Roundtable chair: Sally Anderson Boström (Uppsala University)
The last decade has seen an increase in scholarship on the archipelago and what some, inspired by the later work of Caribbean thinker Édouard Glissant, call “archipelagic thought.” Appearing in a vast range of disciplines, the idea is most used to propagate a way of thinking that resists dominant continental narratives and shifts the focus to island spaces and the waters between landmasses as productive ways to negotiate space. In the editors’ introduction to Archipelagic American Studies (Duke University Press 2017), Brian Russell Roberts and Michelle Ann Stephens stress the need “decontinentalize” American Studies and reorient from the perspectives of islands. One of the contributors, Lanny Thompson, goes as far as to suggest a methodology ruled by an “archipe-logic,” which he defines as “ways of thinking about, with, and from archipelagos” (66). Brian Russell Roberts’s more recent book, Borderwaters (Duke University Press 2021), continues these discussions to argue that conventional border narratives in the US may benefit from an understanding of the borders that exist in water as well as on land. Both books suggest a remapping of US geography in order to understand US imperialism and US global interdependencies. Applied to the Americas more broadly, archipelagic thought has the potential to offer insight into the region’s culture, history, and tides of political power.
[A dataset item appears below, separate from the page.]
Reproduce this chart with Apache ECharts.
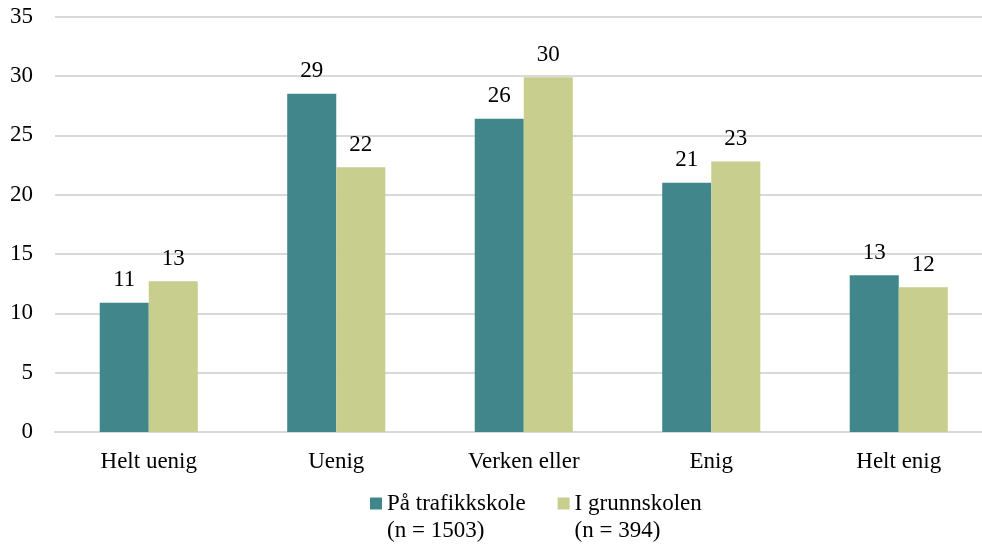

During this roundtable we will discuss the implication of archipelagic approaches to American Studies and ways it may, or may not, be productive across our disciplines.
Reading: Roberts, Brian Russell and Stephens, Michelle Ann. “Introduction”. Archipelagic American Studies, edited by Brian Russell Roberts and Michelle Ann Stephens, New York, USA: Duke University Press, 2017, pp. 1-54.